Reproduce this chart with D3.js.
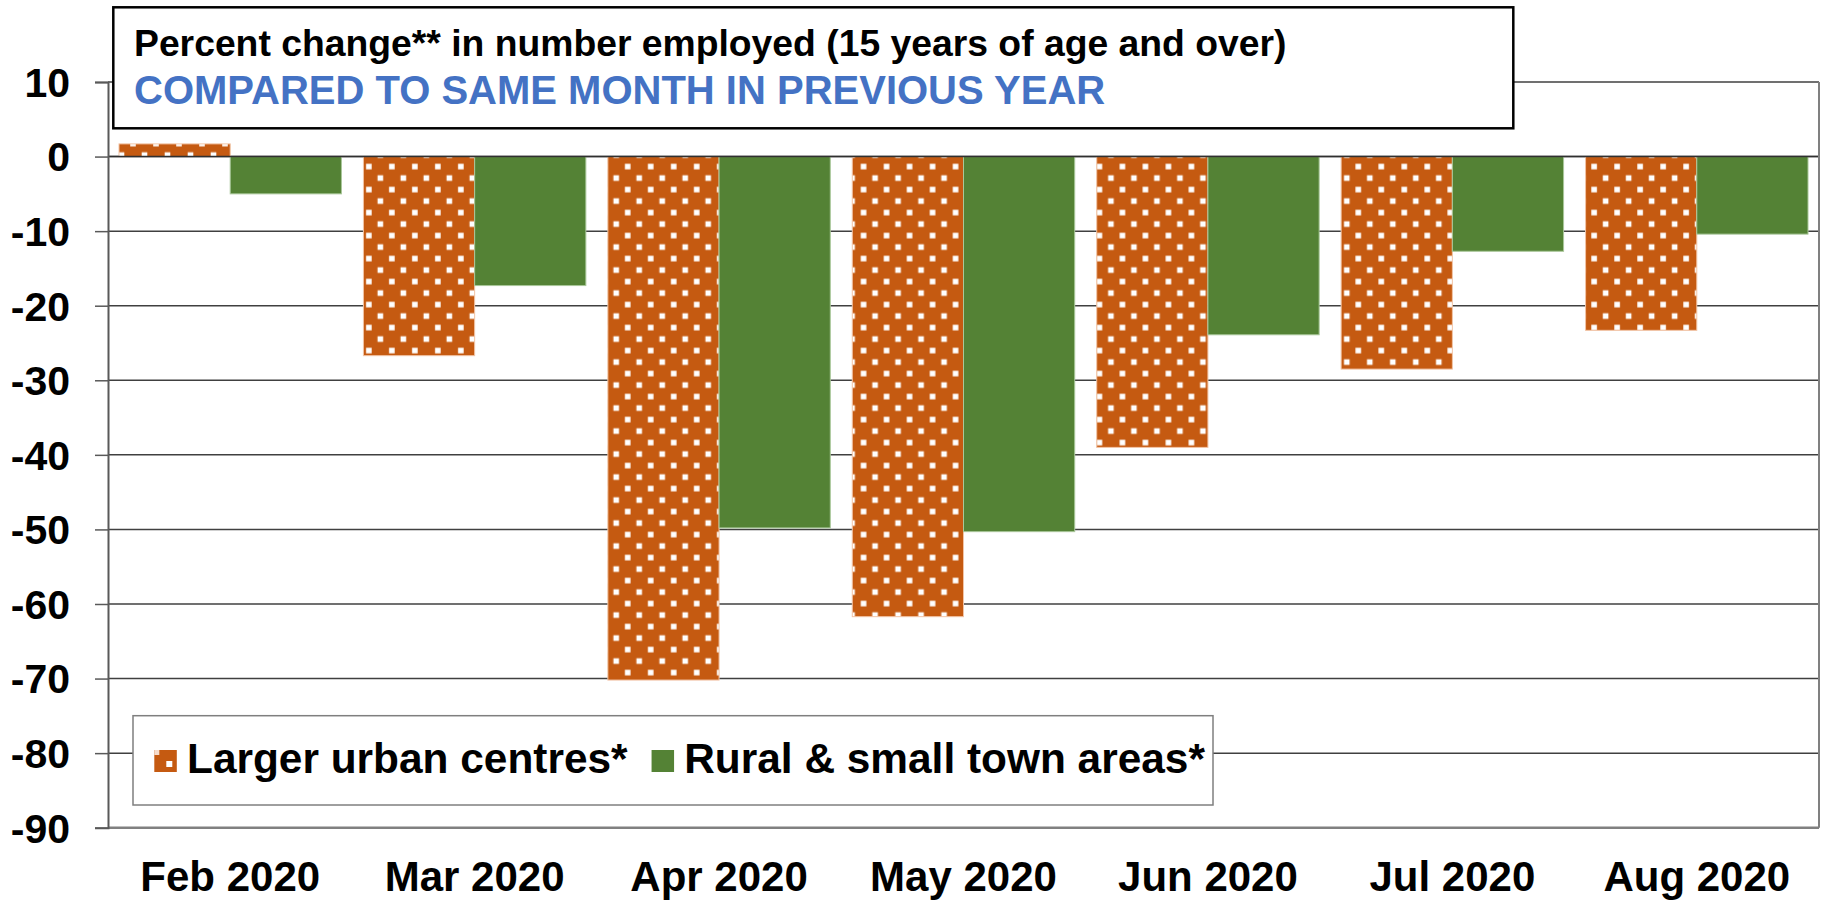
<!DOCTYPE html>
<html>
<head>
<meta charset="utf-8">
<script src="https://cdn.jsdelivr.net/npm/d3@7"></script>
<style>
  html, body { margin: 0; padding: 0; background: #fff; }
  svg { display: block; }
  text { font-family: "Liberation Sans", Arial, sans-serif; font-weight: bold; }
</style>
</head>
<body>
<svg id="chart" width="1825" height="900"></svg>
<script>
const categories = ["Feb 2020", "Mar 2020", "Apr 2020", "May 2020", "Jun 2020", "Jul 2020", "Aug 2020"];
const urbanValues = [1.7, -26.7, -70.2, -61.7, -39.0, -28.5, -23.3];
const ruralValues = [-5.0, -17.3, -49.8, -50.3, -23.9, -12.7, -10.4];
const seriesKeys = ["urban", "rural"];
const seriesNames = ["Larger urban centres*", "Rural & small town areas*"];
const yTicks = [10, 0, -10, -20, -30, -40, -50, -60, -70, -80, -90];
const titleLine1 = "Percent change** in number employed (15 years of age and over)";
const titleLine2 = "COMPARED TO SAME MONTH IN PREVIOUS YEAR";

(function () {
const ORANGE = "#C55A11", GREEN = "#548235", BLUE = "#4472C4";

const svg = d3.select("#chart");
const pLeft = 108, pRight = 1819, pTop = 82, pBottom = 827.7;

const y = d3.scaleLinear().domain([-90, 10]).range([pBottom, pTop]);
const x0 = d3.scaleBand().domain(categories).range([pLeft, pRight]).paddingInner(0.09).paddingOuter(0.045);
const x1 = d3.scaleBand().domain(seriesKeys).range([0, x0.bandwidth()]);

const data = categories.map((c, i) => ({cat: c, urban: urbanValues[i], rural: ruralValues[i]}));

const defs = svg.append("defs");

// gridlines
svg.append("g").selectAll("line").data(yTicks.filter(t => t !== -90)).join("line")
  .attr("x1", pLeft).attr("x2", pRight)
  .attr("y1", d => y(d)).attr("y2", d => y(d))
  .attr("stroke", "#404040").attr("stroke-width", 1.5);

// patterns
data.forEach((d, i) => {
  const bx = x0(d.cat) + x1("urban");
  const p = defs.append("pattern").attr("id", "pat" + i)
    .attr("patternUnits", "userSpaceOnUse")
    .attr("x", bx).attr("y", y(0)).attr("width", 23).attr("height", 23);
  p.append("rect").attr("width", 23).attr("height", 23).attr("fill", ORANGE);
  [[7.2, 7.2], [18.7, 18.7], [-4.3, 18.7], [18.7, -4.3], [-4.3, -4.3]].forEach(([px, py]) => {
    p.append("rect").attr("x", px).attr("y", py).attr("width", 5.6).attr("height", 5.6).attr("fill", "#fff");
  });
});

// bars
const groups = svg.append("g").selectAll("g").data(data).join("g")
  .attr("transform", d => `translate(${x0(d.cat)},0)`);

groups.each(function(d, i) {
  const g = d3.select(this);
  g.append("rect")
    .attr("x", x1("urban")).attr("width", x1.bandwidth())
    .attr("y", y(Math.max(0, d.urban))).attr("height", Math.abs(y(d.urban) - y(0)))
    .attr("fill", `url(#pat${i})`).attr("stroke", "#F2C4A6").attr("stroke-width", 1);
  g.append("rect")
    .attr("x", x1("rural")).attr("width", x1.bandwidth())
    .attr("y", y(Math.max(0, d.rural))).attr("height", Math.abs(y(d.rural) - y(0)))
    .attr("fill", GREEN).attr("stroke", "#A9C79A").attr("stroke-width", 1);
});

// zero line on top
svg.append("line").attr("x1", pLeft).attr("x2", pRight).attr("y1", y(0)).attr("y2", y(0))
  .attr("stroke", "#303030").attr("stroke-width", 1.5);

// plot border right & bottom
svg.append("line").attr("x1", pRight).attr("x2", pRight).attr("y1", pTop).attr("y2", pBottom)
  .attr("stroke", "#808080").attr("stroke-width", 2);
svg.append("line").attr("x1", pLeft).attr("x2", pRight).attr("y1", pBottom).attr("y2", pBottom)
  .attr("stroke", "#808080").attr("stroke-width", 2.5);

// y axis
const yAxis = svg.append("g").attr("transform", `translate(${pLeft},0)`)
  .call(d3.axisLeft(y).tickValues(yTicks).tickSize(13).tickPadding(25).tickFormat(d3.format("d")));
yAxis.select(".domain").attr("stroke", "#595959").attr("stroke-width", 2);
yAxis.selectAll(".tick line").attr("stroke", "#595959").attr("stroke-width", 1.5);
yAxis.selectAll(".tick text").attr("font-size", 41).attr("font-family", null).attr("fill", "#000")
  .attr("dy", "0.35em").text(d => d < 0 ? "-" + Math.abs(d) : d);

// x axis labels
const xAxis = svg.append("g").attr("transform", `translate(0,${pBottom})`)
  .call(d3.axisBottom(x0).tickSize(0).tickPadding(33.5));
xAxis.select(".domain").remove();
xAxis.selectAll(".tick text").attr("font-size", 42).attr("font-family", null).attr("fill", "#000");

// title box
svg.append("rect").attr("x", 113.3).attr("y", 7.3).attr("width", 1400).attr("height", 121)
  .attr("fill", "#fff").attr("stroke", "#000").attr("stroke-width", 2.5);
svg.append("text").attr("x", 134).attr("y", 56).attr("font-size", 37.3).attr("fill", "#000").text(titleLine1);
svg.append("text").attr("x", 134).attr("y", 103.5).attr("font-size", 40).attr("fill", BLUE).text(titleLine2);

// legend
svg.append("rect").attr("x", 133).attr("y", 715.7).attr("width", 1080).attr("height", 89.3)
  .attr("fill", "#fff").attr("stroke", "#7f7f7f").attr("stroke-width", 1.5);
const lg = svg.append("g");
let lx = 154.3;
seriesKeys.forEach((k, i) => {
  if (k === "urban") {
    lg.append("rect").attr("x", lx).attr("y", 750).attr("width", 22.5).attr("height", 22).attr("fill", ORANGE);
    lg.append("rect").attr("x", lx + 12).attr("y", 761).attr("width", 6).attr("height", 6).attr("fill", "#fff");
    lg.append("rect").attr("x", lx).attr("y", 750).attr("width", 5).attr("height", 5).attr("fill", "#F6DCCB");
  } else {
    lg.append("rect").attr("x", lx).attr("y", 750).attr("width", 22.5).attr("height", 22).attr("fill", GREEN);
  }
  const t = lg.append("text").attr("x", lx + 32.7).attr("y", 773).attr("font-size", 42.4).attr("fill", "#000").text(seriesNames[i]);
  lx = lx + 32.7 + t.node().getComputedTextLength() + 24;
});
})();
</script>
</body>
</html>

Written request:
Reproduce the listing above exactly, excluding all pictures.

Task output:
Reproduce this chart with D3.js.
<!DOCTYPE html>
<html>
<head>
<meta charset="utf-8">
<script src="https://cdn.jsdelivr.net/npm/d3@7"></script>
<style>
  html, body { margin: 0; padding: 0; background: #fff; }
  svg { display: block; }
  text { font-family: "Liberation Sans", Arial, sans-serif; font-weight: bold; }
</style>
</head>
<body>
<svg id="chart" width="1825" height="900"></svg>
<script>
const categories = ["Feb 2020", "Mar 2020", "Apr 2020", "May 2020", "Jun 2020", "Jul 2020", "Aug 2020"];
const urbanValues = [1.7, -26.7, -70.2, -61.7, -39.0, -28.5, -23.3];
const ruralValues = [-5.0, -17.3, -49.8, -50.3, -23.9, -12.7, -10.4];
const seriesKeys = ["urban", "rural"];
const seriesNames = ["Larger urban centres*", "Rural & small town areas*"];
const yTicks = [10, 0, -10, -20, -30, -40, -50, -60, -70, -80, -90];
const titleLine1 = "Percent change** in number employed (15 years of age and over)";
const titleLine2 = "COMPARED TO SAME MONTH IN PREVIOUS YEAR";

(function () {
const ORANGE = "#C55A11", GREEN = "#548235", BLUE = "#4472C4";

const svg = d3.select("#chart");
const pLeft = 108, pRight = 1819, pTop = 82, pBottom = 827.7;

const y = d3.scaleLinear().domain([-90, 10]).range([pBottom, pTop]);
const x0 = d3.scaleBand().domain(categories).range([pLeft, pRight]).paddingInner(0.09).paddingOuter(0.045);
const x1 = d3.scaleBand().domain(seriesKeys).range([0, x0.bandwidth()]);

const data = categories.map((c, i) => ({cat: c, urban: urbanValues[i], rural: ruralValues[i]}));

const defs = svg.append("defs");

// gridlines
svg.append("g").selectAll("line").data(yTicks.filter(t => t !== -90)).join("line")
  .attr("x1", pLeft).attr("x2", pRight)
  .attr("y1", d => y(d)).attr("y2", d => y(d))
  .attr("stroke", "#404040").attr("stroke-width", 1.5);

// patterns
data.forEach((d, i) => {
  const bx = x0(d.cat) + x1("urban");
  const p = defs.append("pattern").attr("id", "pat" + i)
    .attr("patternUnits", "userSpaceOnUse")
    .attr("x", bx).attr("y", y(0)).attr("width", 23).attr("height", 23);
  p.append("rect").attr("width", 23).attr("height", 23).attr("fill", ORANGE);
  [[7.2, 7.2], [18.7, 18.7], [-4.3, 18.7], [18.7, -4.3], [-4.3, -4.3]].forEach(([px, py]) => {
    p.append("rect").attr("x", px).attr("y", py).attr("width", 5.6).attr("height", 5.6).attr("fill", "#fff");
  });
});

// bars
const groups = svg.append("g").selectAll("g").data(data).join("g")
  .attr("transform", d => `translate(${x0(d.cat)},0)`);

groups.each(function(d, i) {
  const g = d3.select(this);
  g.append("rect")
    .attr("x", x1("urban")).attr("width", x1.bandwidth())
    .attr("y", y(Math.max(0, d.urban))).attr("height", Math.abs(y(d.urban) - y(0)))
    .attr("fill", `url(#pat${i})`).attr("stroke", "#F2C4A6").attr("stroke-width", 1);
  g.append("rect")
    .attr("x", x1("rural")).attr("width", x1.bandwidth())
    .attr("y", y(Math.max(0, d.rural))).attr("height", Math.abs(y(d.rural) - y(0)))
    .attr("fill", GREEN).attr("stroke", "#A9C79A").attr("stroke-width", 1);
});

// zero line on top
svg.append("line").attr("x1", pLeft).attr("x2", pRight).attr("y1", y(0)).attr("y2", y(0))
  .attr("stroke", "#303030").attr("stroke-width", 1.5);

// plot border right & bottom
svg.append("line").attr("x1", pRight).attr("x2", pRight).attr("y1", pTop).attr("y2", pBottom)
  .attr("stroke", "#808080").attr("stroke-width", 2);
svg.append("line").attr("x1", pLeft).attr("x2", pRight).attr("y1", pBottom).attr("y2", pBottom)
  .attr("stroke", "#808080").attr("stroke-width", 2.5);

// y axis
const yAxis = svg.append("g").attr("transform", `translate(${pLeft},0)`)
  .call(d3.axisLeft(y).tickValues(yTicks).tickSize(13).tickPadding(25).tickFormat(d3.format("d")));
yAxis.select(".domain").attr("stroke", "#595959").attr("stroke-width", 2);
yAxis.selectAll(".tick line").attr("stroke", "#595959").attr("stroke-width", 1.5);
yAxis.selectAll(".tick text").attr("font-size", 41).attr("font-family", null).attr("fill", "#000")
  .attr("dy", "0.35em").text(d => d < 0 ? "-" + Math.abs(d) : d);

// x axis labels
const xAxis = svg.append("g").attr("transform", `translate(0,${pBottom})`)
  .call(d3.axisBottom(x0).tickSize(0).tickPadding(33.5));
xAxis.select(".domain").remove();
xAxis.selectAll(".tick text").attr("font-size", 42).attr("font-family", null).attr("fill", "#000");

// title box
svg.append("rect").attr("x", 113.3).attr("y", 7.3).attr("width", 1400).attr("height", 121)
  .attr("fill", "#fff").attr("stroke", "#000").attr("stroke-width", 2.5);
svg.append("text").attr("x", 134).attr("y", 56).attr("font-size", 37.3).attr("fill", "#000").text(titleLine1);
svg.append("text").attr("x", 134).attr("y", 103.5).attr("font-size", 40).attr("fill", BLUE).text(titleLine2);

// legend
svg.append("rect").attr("x", 133).attr("y", 715.7).attr("width", 1080).attr("height", 89.3)
  .attr("fill", "#fff").attr("stroke", "#7f7f7f").attr("stroke-width", 1.5);
const lg = svg.append("g");
let lx = 154.3;
seriesKeys.forEach((k, i) => {
  if (k === "urban") {
    lg.append("rect").attr("x", lx).attr("y", 750).attr("width", 22.5).attr("height", 22).attr("fill", ORANGE);
    lg.append("rect").attr("x", lx + 12).attr("y", 761).attr("width", 6).attr("height", 6).attr("fill", "#fff");
    lg.append("rect").attr("x", lx).attr("y", 750).attr("width", 5).attr("height", 5).attr("fill", "#F6DCCB");
  } else {
    lg.append("rect").attr("x", lx).attr("y", 750).attr("width", 22.5).attr("height", 22).attr("fill", GREEN);
  }
  const t = lg.append("text").attr("x", lx + 32.7).attr("y", 773).attr("font-size", 42.4).attr("fill", "#000").text(seriesNames[i]);
  lx = lx + 32.7 + t.node().getComputedTextLength() + 24;
});
})();
</script>
</body>
</html>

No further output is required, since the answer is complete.